15. The method of claim 14 in which step (b) comprises generating
one or more performance parameters relating to audio bandwidth,
audio crest factor, audio signal levels, frequency spectrum, time
duration of peak audio signals or audio dynamic range.
16. The method of claim 13 in which step (b) comprises generating
performance parameters relating to video data contained in the
media file.
17. The method of claim 16 in which step (b) comprises generating
one or more performance parameters relating to video brightness,
video dynamic range, motion detection, cadence detection, edge
detection or scaling.
18. A method of media playback optimization, comprising: (a)
analyzing data contained in an original media file; (b) generating
performance parameters as a result of the analysis in step (a); (c)

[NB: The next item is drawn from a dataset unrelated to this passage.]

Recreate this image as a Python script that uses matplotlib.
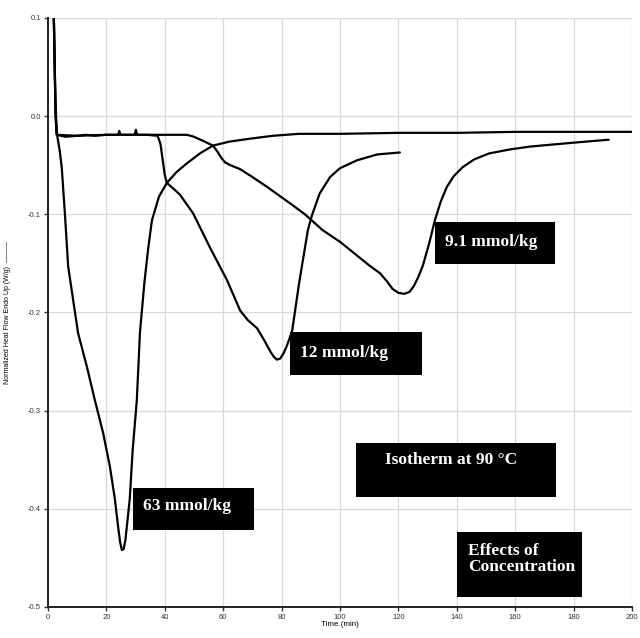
import numpy as np
import matplotlib.pyplot as plt
from matplotlib.patches import Rectangle

# --- data (time in min, heat flow in W/g) ---

t_63 = [1.5, 2.0, 2.5, 3.0, 4.0, 4.7, 5.8, 6.9, 8.6, 10.3, 13.3, 16.1, 18.9,
        21.2, 22.9, 24.0, 24.7, 25.3, 25.9, 26.5, 27.0, 28.0, 29.0, 30.4,
        31.5, 33.0, 34.3, 35.6, 38.0, 40.7, 44.0, 47.6, 52.0, 56.5, 62.0,
        69.0, 77.0, 86.0, 100.0, 120.0, 140.0, 160.0, 180.0, 200.0]
hf_63 = [0.13, 0.10, 0.02, -0.017, -0.035, -0.052, -0.10, -0.153, -0.187,
         -0.221, -0.255, -0.29, -0.323, -0.357, -0.39, -0.418, -0.434,
         -0.442, -0.441, -0.432, -0.418, -0.39, -0.34, -0.29, -0.22, -0.17,
         -0.135, -0.106, -0.082, -0.068, -0.057, -0.048, -0.038, -0.030,
         -0.026, -0.023, -0.020, -0.018, -0.018, -0.017, -0.017, -0.016,
         -0.016, -0.016]

t_12 = [1.5, 2.0, 2.6, 3.0, 6.0, 10.0, 13.0, 16.0, 20.0, 24.0, 24.4, 24.8,
        27.0, 29.7, 30.1, 30.5, 34.0, 37.5, 38.5, 39.3, 40.0, 40.7, 43.0,
        45.2, 49.7, 55.5, 61.3, 65.8, 68.5, 71.6, 74.0, 76.0, 77.3, 78.4,
        79.5, 80.6, 81.8, 83.6, 86.0, 89.0, 90.4, 93.0, 96.6, 100.0, 105.8,
        112.7, 120.5]
hf_12 = [0.13, 0.10, 0.0, -0.019, -0.021, -0.020, -0.019, -0.020, -0.019,
         -0.019, -0.015, -0.019, -0.019, -0.019, -0.014, -0.019, -0.019,
         -0.020, -0.028, -0.045, -0.060, -0.068, -0.074, -0.080, -0.099,
         -0.134, -0.167, -0.198, -0.208, -0.216, -0.228, -0.239, -0.245,
         -0.248, -0.247, -0.242, -0.234, -0.219, -0.170, -0.116, -0.101,
         -0.079, -0.062, -0.053, -0.045, -0.039, -0.037]

t_91 = [1.5, 2.0, 2.6, 3.0, 10.0, 20.0, 30.0, 40.0, 45.0, 47.6, 50.0, 53.0,
        56.5, 58.0, 59.5, 60.6, 62.5, 65.8, 70.0, 75.0, 83.0, 88.0, 94.0,
        100.0, 105.0, 110.0, 113.7, 116.0, 118.0, 120.0, 122.0, 123.8, 125.3,
        126.8, 128.4, 130.5, 132.5, 134.5, 136.6, 139.0, 142.0, 146.0, 151.0,
        158.0, 165.0, 180.0, 192.0]
hf_91 = [0.13, 0.10, 0.0, -0.019, -0.020, -0.019, -0.019, -0.019, -0.019,
         -0.019, -0.021, -0.025, -0.030, -0.036, -0.043, -0.047, -0.050,
         -0.054, -0.062, -0.072, -0.089, -0.100, -0.116, -0.128, -0.140,
         -0.152, -0.160, -0.168, -0.176, -0.180, -0.181, -0.179, -0.173,
         -0.164, -0.152, -0.130, -0.106, -0.087, -0.072, -0.061, -0.052,
         -0.044, -0.038, -0.034, -0.031, -0.027, -0.024]

x_ticks = [0, 20, 40, 60, 80, 100, 120, 140, 160, 180, 200]
y_ticks = [-0.5, -0.4, -0.3, -0.2, -0.1, 0.0, 0.1]

box_labels = ['9.1 mmol/kg', '12 mmol/kg', '63 mmol/kg',
              'Isotherm at 90 \u00b0C', 'Effects of\nConcentration']

# --- figure ---------------------

fig = plt.figure(figsize = (6.4, 6.38), dpi = 100)
ax = fig.add_axes([0.075, 0.0486, 0.9125, 0.9232])

for t, hf in [(t_63, hf_63), (t_12, hf_12), (t_91, hf_91)]:
	ax.plot(t, hf, color = 'k', lw = 1.6, solid_joinstyle = 'round',
		solid_capstyle = 'round', zorder = 3)

ax.set_xlim(0, 200)
ax.set_ylim(-0.5, 0.1)
ax.set_xticks(x_ticks)
ax.set_yticks(y_ticks)
ax.set_xticklabels([str(v) for v in x_ticks])
ax.set_yticklabels(['{:.1f}'.format(v) for v in y_ticks])
ax.grid(True, color = '#d9d9d9', lw = 0.9)
ax.set_axisbelow(True)

for s in ['top', 'right']:
	ax.spines[s].set_visible(False)
for s in ['left', 'bottom']:
	ax.spines[s].set_linewidth(1.4)
	ax.spines[s].set_color('#222222')

ax.tick_params(labelsize = 5.5, length = 3, width = 1, colors = '#333333',
	pad = 2)
for lab in ax.get_xticklabels() + ax.get_yticklabels():
	lab.set_family('Liberation Sans')

ax.set_xlabel('Time (min)', fontsize = 5.8, family = 'Liberation Sans',
	labelpad = 0)
ax.set_ylabel('Normalized Heat Flow Endo Up (W/g)  \u2014\u2014\u2014',
	fontsize = 5, family = 'Liberation Sans', labelpad = 12)

# --- black label boxes ---------------------

# (x0, x1, y0, y1) of box, text anchor (x, y)
boxes = [
	((132.5, 173.6, -0.1506, -0.1078), (136.0, -0.128)),
	((82.9, 128.1, -0.2637, -0.2199), (86.3, -0.241)),
	((29.1, 70.5, -0.4215, -0.3788), (32.5, -0.397)),
	((105.5, 174.0, -0.3879, -0.3329), (115.4, -0.350)),
	((140.1, 182.9, -0.4898, -0.4236), (143.8, -0.451)),
]

for (b, (tx, ty)), txt in zip(boxes, box_labels):
	ax.add_patch(Rectangle((b[0], b[2]), b[1] - b[0], b[3] - b[2],
		facecolor = 'k', edgecolor = 'none', zorder = 5))
	ax.text(tx, ty, txt, color = 'white', fontsize = 12.5, fontweight = 'bold',
		family = 'Liberation Serif', va = 'center', ha = 'left',
		linespacing = 1.05, zorder = 6)

fig.savefig('out.png', dpi = 100)
plt.close()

encoding the performance parameters as metadata; (d) synchronizing
the data in the original media file with the metadata to create an
enhanced media file; (e) analyzing performance capabilities of the
components of a playback system and assigning qualification
designations to such components; (f) initiating at least one audio
processing technique or at least one video processing technique in
response to input of the enhanced media file to a playback
controller and in response to the input of the qualification
designations assigned to the components of the playback system to
the playback controller; (g) inputting the enhanced media file
following step (f) to the playback system.

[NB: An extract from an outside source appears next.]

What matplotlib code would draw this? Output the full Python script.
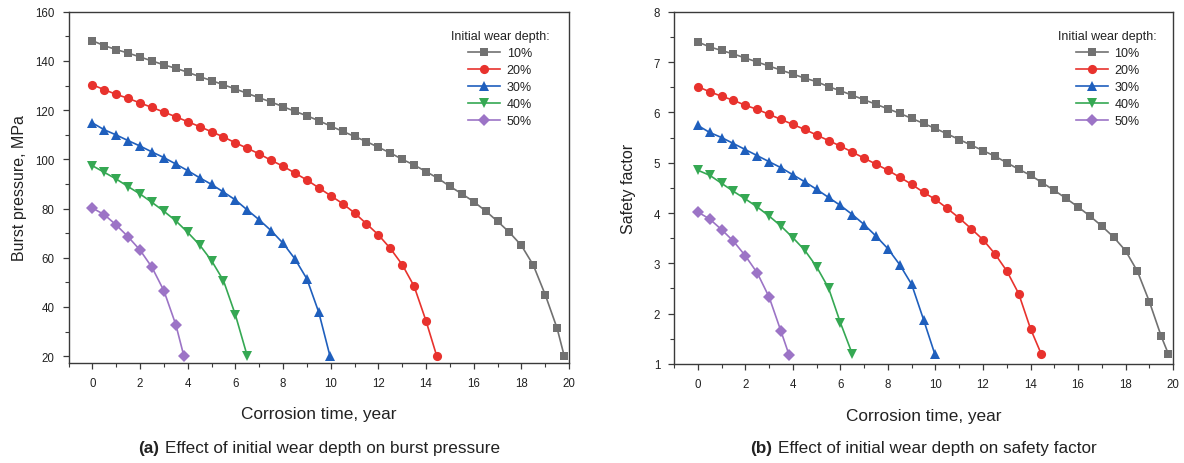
import numpy as np
import matplotlib
matplotlib.use('Agg')
import matplotlib.pyplot as plt
from matplotlib.ticker import MultipleLocator
from matplotlib.offsetbox import TextArea, HPacker, AnnotationBbox

plt.rcParams['font.family'] = ['Liberation Sans', 'DejaVu Sans']

# corrosion time, year (last point of each curve is where it fails)
t10 = [0, 0.5, 1, 1.5, 2, 2.5, 3, 3.5, 4, 4.5, 5, 5.5, 6, 6.5, 7, 7.5, 8, 8.5, 9, 9.5,
       10, 10.5, 11, 11.5, 12, 12.5, 13, 13.5, 14, 14.5, 15, 15.5, 16, 16.5, 17, 17.5,
       18, 18.5, 19, 19.5, 19.8]
t20 = [0, 0.5, 1, 1.5, 2, 2.5, 3, 3.5, 4, 4.5, 5, 5.5, 6, 6.5, 7, 7.5, 8, 8.5, 9, 9.5,
       10, 10.5, 11, 11.5, 12, 12.5, 13, 13.5, 14, 14.45]
t30 = [0, 0.5, 1, 1.5, 2, 2.5, 3, 3.5, 4, 4.5, 5, 5.5, 6, 6.5, 7, 7.5, 8, 8.5, 9, 9.5, 9.97]
t40 = [0, 0.5, 1, 1.5, 2, 2.5, 3, 3.5, 4, 4.5, 5, 5.5, 6, 6.5]
t50 = [0, 0.5, 1, 1.5, 2, 2.5, 3, 3.5, 3.84]

# burst pressure, MPa
bp10 = [148.2, 146.2, 144.6, 143.2, 141.6, 140.0, 138.4, 137.0, 135.4, 133.6, 132.0, 130.3,
        128.6, 126.8, 125.0, 123.3, 121.4, 119.5, 117.7, 115.7, 113.5, 111.4, 109.3, 107.2,
        104.9, 102.6, 100.0, 97.7, 95.0, 92.3, 89.0, 86.0, 82.8, 79.0, 74.8, 70.3, 65.0,
        57.0, 45.0, 31.3, 20.0]
bp20 = [130.3, 128.3, 126.4, 124.8, 122.9, 121.1, 119.2, 117.3, 115.3, 113.3, 111.2, 109.1,
        106.7, 104.5, 102.2, 99.6, 97.2, 94.4, 91.6, 88.4, 85.2, 82.0, 78.2, 73.8, 69.3,
        63.8, 57.2, 48.4, 34.3, 20.0]
bp30 = [114.8, 112.0, 109.9, 107.6, 105.4, 103.0, 100.7, 98.1, 95.4, 92.5, 89.8, 86.7,
        83.5, 79.4, 75.4, 71.0, 65.9, 59.5, 51.4, 37.8, 20.0]
bp40 = [97.4, 94.7, 92.0, 88.9, 85.9, 82.5, 78.9, 75.0, 70.3, 65.2, 58.8, 50.7, 36.8, 20.0]
bp50 = [80.2, 77.5, 73.3, 68.5, 63.1, 56.1, 46.6, 32.8, 20.0]

# safety factor
sf10 = [7.40, 7.30, 7.23, 7.16, 7.08, 7.00, 6.92, 6.84, 6.76, 6.68, 6.61, 6.51, 6.43, 6.34,
        6.25, 6.16, 6.07, 5.98, 5.88, 5.78, 5.68, 5.57, 5.46, 5.35, 5.24, 5.13, 5.00, 4.87,
        4.75, 4.60, 4.45, 4.29, 4.12, 3.94, 3.74, 3.52, 3.25, 2.84, 2.24, 1.55, 1.20]
sf20 = [6.51, 6.41, 6.32, 6.24, 6.14, 6.06, 5.96, 5.86, 5.76, 5.66, 5.55, 5.44, 5.33, 5.21,
        5.09, 4.97, 4.85, 4.71, 4.57, 4.41, 4.27, 4.09, 3.90, 3.69, 3.47, 3.19, 2.85, 2.40,
        1.70, 1.20]
sf30 = [5.74, 5.60, 5.50, 5.38, 5.26, 5.14, 5.02, 4.90, 4.76, 4.62, 4.47, 4.31, 4.15, 3.97,
        3.77, 3.54, 3.29, 2.97, 2.58, 1.88, 1.20]
sf40 = [4.85, 4.75, 4.59, 4.43, 4.28, 4.12, 3.94, 3.74, 3.51, 3.26, 2.93, 2.51, 1.82, 1.20]
sf50 = [4.02, 3.88, 3.67, 3.44, 3.15, 2.81, 2.33, 1.65, 1.18]

labels = ['10%', '20%', '30%', '40%', '50%']
times = [t10, t20, t30, t40, t50]
burst = [bp10, bp20, bp30, bp40, bp50]
safety = [sf10, sf20, sf30, sf40, sf50]

colors = ['#717171', '#e8322d', '#1f5fbd', '#35a853', '#9c74c6']
markers = ['s', 'o', '^', 'v', 'D']
msizes = [5.8, 6.6, 7.2, 7.2, 5.8]

fig = plt.figure(figsize=(11.84, 4.64), dpi=100)
ax1 = fig.add_axes([0.0579, 0.2155, 0.4227, 0.7571])
ax2 = fig.add_axes([0.5693, 0.2134, 0.4215, 0.7592])

spine_col = '#3a3a3a'
txt_col = '#222222'


def style_axes(ax):
    for s in ax.spines.values():
        s.set_color(spine_col)
        s.set_linewidth(1.0)
    ax.tick_params(which='both', direction='out', top=False, right=False,
                   colors=spine_col, labelcolor=txt_col, labelsize=8.3)
    ax.tick_params(which='major', length=4.5, width=0.9, pad=5.5)
    ax.tick_params(which='minor', length=3, width=0.8)
    ax.set_xlim(-1, 20)
    ax.xaxis.set_major_locator(MultipleLocator(2))
    ax.xaxis.set_minor_locator(MultipleLocator(1))


for ax, ydata in [(ax1, burst), (ax2, safety)]:
    for t, y, c, m, ms, lab in zip(times, ydata, colors, markers, msizes, labels):
        ax.plot(t, y, color=c, marker=m, markersize=ms, linewidth=1.2,
                markeredgewidth=0, label=lab)
    style_axes(ax)
    ax.set_xlabel('Corrosion time, year', fontsize=12.4, color=txt_col)
    ax.xaxis.label.set_va('center')
    ax.xaxis.set_label_coords(0.5, -0.145)
    leg = ax.legend(title='Initial wear depth:', frameon=False, fontsize=9,
                    title_fontsize=9, loc='upper center', borderpad=0,
                    handlelength=2.55, handletextpad=0.55, labelspacing=0.4,
                    numpoints=1)
    leg._legend_box.sep = 4
    for txt in leg.get_texts():
        txt.set_color(txt_col)
    leg.get_title().set_color(txt_col)

ax1.legend_.set_bbox_to_anchor((0.862, 0.967), transform=ax1.transAxes)
ax2.legend_.set_bbox_to_anchor((0.869, 0.967), transform=ax2.transAxes)

ax1.set_ylim(17.2, 160)
ax1.yaxis.set_major_locator(MultipleLocator(20))
ax1.yaxis.set_minor_locator(MultipleLocator(10))
ax1.set_ylabel('Burst pressure, MPa', fontsize=11.5, color=txt_col)
ax1.yaxis.label.set_va('center')
ax1.yaxis.set_label_coords(-0.098, 0.5)

ax2.set_ylim(1, 8)
ax2.yaxis.set_major_locator(MultipleLocator(1))
ax2.yaxis.set_minor_locator(MultipleLocator(0.5))
ax2.set_ylabel('Safety factor', fontsize=11.5, color=txt_col)
ax2.yaxis.label.set_va('center')
ax2.yaxis.set_label_coords(-0.092, 0.5)

# captions with a bold tag
captions = [('(a)', 'Effect of initial wear depth on burst pressure', ax1),
            ('(b)', 'Effect of initial wear depth on safety factor', ax2)]
for tag, rest, ax in captions:
    pos = ax.get_position()
    cx = (pos.x0 + pos.x1) / 2
    box = HPacker(children=[TextArea(tag, textprops=dict(weight='bold', size=12.3, color=txt_col)),
                            TextArea(rest, textprops=dict(size=12.3, color=txt_col))],
                  sep=4, pad=0, align='baseline')
    ab = AnnotationBbox(box, (cx, 1 - 449 / 464), xycoords='figure fraction',
                        frameon=False, box_alignment=(0.5, 0.5), pad=0)
    fig.add_artist(ab)

fig.savefig('out.png', dpi=100)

19. The method of claim 18 in which step (b) comprises generating
one or more performance parameters relating to audio bandwidth,
audio crest factor, audio signal levels, frequency spectrum, time
duration of peak audio signals or audio dynamic range.
20. The method of claim 18 in which step (b) comprises generating
one or more performance parameters relating to video brightness,
video dynamic range motion detection, cadence detection, edge
detection or scaling.
21. The method of claim 18 in which step (e) comprises initiating
at least one audio processing technique relating to adaptive
equalization, level control, bandwidth enhancement, compression,
limiting or dynamic range enhancement.
22. The method of claim 18 in which step (e) comprises initiating
at least one video processing technique relating to deinterlacing,
cadence, backlight control, edge enhancement, detail enhancement or
video scaling.
23. The method of claim 18 in which step (d) comprises
synchronizing audio data and video data in the original media file
with the metadata to create an enhanced media file in which the
metadata is streamed in advance of the audio data and the video
data in the original media file.
24. The method of claim 18 in which step (f) includes inputting the
qualification designations assigned to the components of the
playback system manually to the playback controller.
25. The method of claim 18 in which step (f) includes inputting the
qualification designations assigned to the components of the
playback system automatically to the playback controller.
26. A method of media playback optimization, comprising: (a)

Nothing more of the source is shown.